Once again I'm involved in directing a shoot, from last Monday until the 24 March, so my blogs may be less frequent until we wrap. My apologies to my readers.

This shoot is fairly complex, involving not just "real" interviews, but actor's drama scenes and animation. We've just finished the first week with all those elements taking place, and it went well. This coming week is a bigger challenge as we have comedy scenes to film which have no dialogue. The actors involved have to mime to the narrators voice, and this can be far more challenging for the actor concerned. We also have to record sound, which gives us the problem of how to give the actor the narration to act to without hearing the narration on set. Our solution is quite cunning: we set up someone in a separate room with the script and a walkie-talkie linked to me. We then place a radio receiver ear piece in the actor's ear, hidden behind his hair. The narrator can then deliver the lines to the actor, on my cue using the walkie-talkie, and hopefully I get what I'm after. I'll let you know how we get on.
This week also saw the passing of a certain anniversary. It is forty seven years since I was born in 1963. I can hardly believe I am three years short of half a century. I did a little research into 1963 and was surprised to find just how many well known events happened in that year, a time when the world population was less than half what it is today.
There are the headline events of course, such as John F Kennedy's assassination in the November, Martin Luther King's famous "I have a dream" speech, and the Great Train Robbery.

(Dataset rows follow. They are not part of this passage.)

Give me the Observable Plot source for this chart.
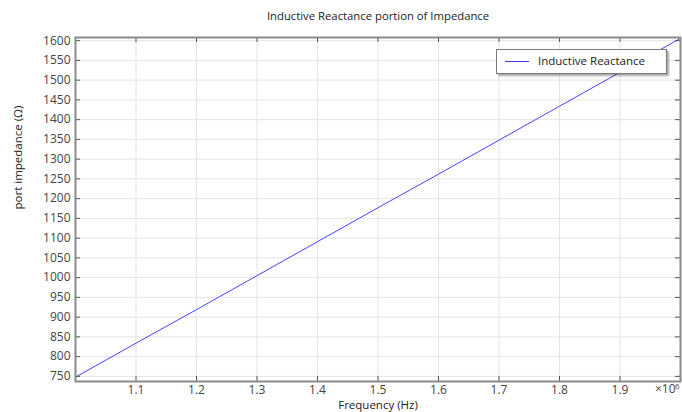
<!DOCTYPE html>
<html><head><meta charset="utf-8">
<script src="https://cdn.jsdelivr.net/npm/d3@7"></script>
<script src="https://cdn.jsdelivr.net/npm/@observablehq/plot@0.6"></script>
<style>
body{margin:0;background:#fff;font-family:"Open Sans",sans-serif;}
#wrap{position:relative;width:682px;height:412px;}
#legend{position:absolute;left:496px;top:49px;width:169px;height:23px;background:#fff;border:1px solid #7a7a7a;box-shadow:2px 2px 2px rgba(0,0,0,0.35);font-size:11.5px;color:#222;}
#legend .sw{position:absolute;left:8px;top:11px;width:24px;height:1px;background:#3a3aff;}
#legend .lb{position:absolute;left:41px;top:3px;}
</style></head>
<body><div id="wrap"><div id="legend"><div class="sw"></div><div class="lb" id="lb"></div></div></div>
<script>
const title = "Inductive Reactance portion of Impedance";
const xLabel = "Frequency (Hz)";
const yLabel = "port impedance (Ω)";
const seriesName = "Inductive Reactance";
const freqMHz = [1.0, 1.1, 1.2, 1.3, 1.4, 1.5, 1.6, 1.7, 1.8, 1.9, 2.0];
const reactance = [748, 834, 919, 1005, 1091, 1177, 1262, 1348, 1434, 1520, 1606];
const xTicks = [1.1, 1.2, 1.3, 1.4, 1.5, 1.6, 1.7, 1.8, 1.9];
const yTicks = [750, 800, 850, 900, 950, 1000, 1050, 1100, 1150, 1200, 1250, 1300, 1350, 1400, 1450, 1500, 1550, 1600];

document.getElementById("lb").textContent = seriesName;
const data = freqMHz.map((f, i) => ({f, v: reactance[i]}));
const W = 682, H = 412, mL = 75, mR = 2, mT = 37, mB = 31;
const fw = W - mL - mR, fh = H - mT - mB;

const chart = Plot.plot({
  width: W, height: H,
  marginLeft: mL, marginRight: mR, marginTop: mT, marginBottom: mB,
  style: {fontFamily: "Open Sans, sans-serif", fontSize: "12px", color: "#444", background: "#fff"},
  x: {domain: [1.0, 2.0], label: null},
  y: {domain: [737, 1608], label: null},
  marks: [
    Plot.gridX(xTicks, {stroke: "#e4e4e4", strokeOpacity: 1}),
    Plot.gridY(yTicks, {stroke: "#e4e4e4", strokeOpacity: 1}),
    Plot.line(data, {x: "f", y: "v", stroke: "#4444ff", strokeWidth: 1}),
    Plot.tickX(xTicks, {x: d => d, insetTop: fh - 5, stroke: "#555"}),
    Plot.tickX(xTicks, {x: d => d, insetBottom: fh - 5, stroke: "#555"}),
    Plot.tickY(yTicks, {y: d => d, insetRight: fw - 5, stroke: "#555"}),
    Plot.tickY(yTicks, {y: d => d, insetLeft: fw - 5, stroke: "#555"}),
    Plot.frame({stroke: "#8a8a8a", strokeWidth: 2}),
    Plot.axisX(xTicks, {tickSize: 0, tickPadding: 4, tickFormat: d3.format(".1f"), fill: "#444", label: null}),
    Plot.axisY(yTicks, {tickSize: 0, tickPadding: 5, tickFormat: d => String(d), fill: "#444", label: null}),
    Plot.text([title], {frameAnchor: "top", dy: -26, text: d => d, fill: "#222", fontSize: 11.3}),
    Plot.text([xLabel], {frameAnchor: "bottom", dy: 27, text: d => d, fill: "#222", fontSize: 11.5}),
    Plot.text([yLabel], {frameAnchor: "left", dx: -57, rotate: -90, text: d => d, fill: "#222", fontSize: 11.5}),
    Plot.text(["×10"], {frameAnchor: "bottom-right", dx: -5, dy: 11, text: d => d, textAnchor: "end", fill: "#444", fontSize: 12}),
    Plot.text(["6"], {frameAnchor: "bottom-right", dx: -1, dy: 7, text: d => d, textAnchor: "end", fill: "#444", fontSize: 8})
  ]
});
document.getElementById("wrap").prepend(chart);
</script></body></html>
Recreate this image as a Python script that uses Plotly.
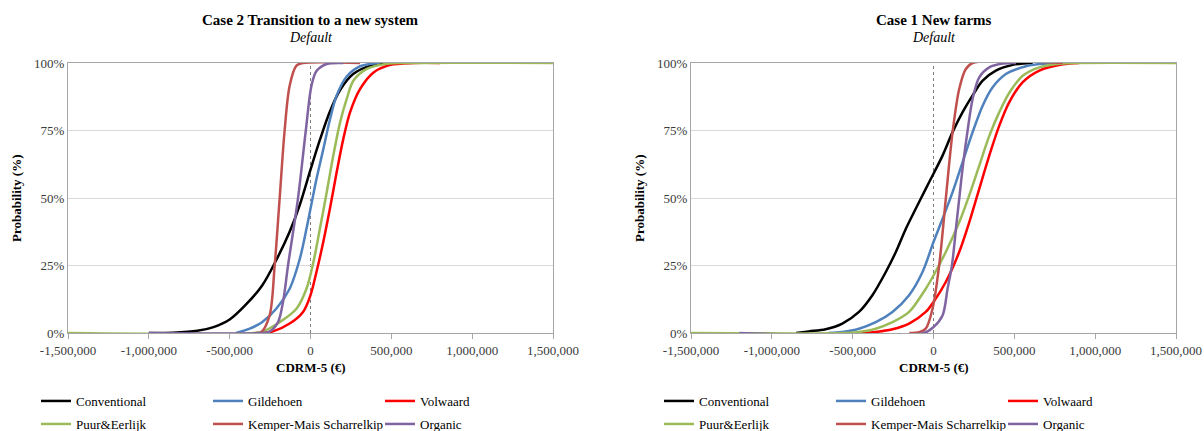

But I also found a few other fascinating facts:
The United States introduced the ZIP code; the Beatles released their first album Please Please Me; Alcatraz closed; the Flying Scotsman steam locomotive ran its last journey; Beeching introduced radical cuts to the UK's rail network; Marvel Comics debut Iron Man and X-Men, now internationally famous characters; James Bond appears in his first film Dr No; Lawrence of Arabia wins best film at the Oscars,
as did David Lean for directing it; Gregory Peck deservedly wins best actor for To Kill A Mocking Bird; and Dr Who is broadcast by the BBC for the first time.

All that and topically it was, and is still the coldest winter on record for Scotland.

All in all a pretty important year. Not forgetting of course that March saw the day I entered the world!

The crew were very thoughtful on the day and all signed a card for me, and in the evening Pauline and I ventured out for a meal and saw the French movie Micmacs, directed by Jean-Pierre Jeunet, who gave us Amelie and Alien Resurrection, among others.

So this coming week will see me rehearsing with one of the principal actors on set for a day, before shooting three of the most challenging days so far.
Our biggest challenge overall is having a limited budget, but sometimes this can bring out the best creativity. As I said to one of my crew this week: "Just as when the commander James Lovell of Apollo 13 encountered a problem, he and his crew only had the tools onboard to get them successfully to the end of their journey, and had to knuckle down and get creative". At times we have to look around for what's immediately available and try to create an illusion of reality.

It is, as they say, all smoke and mirrors.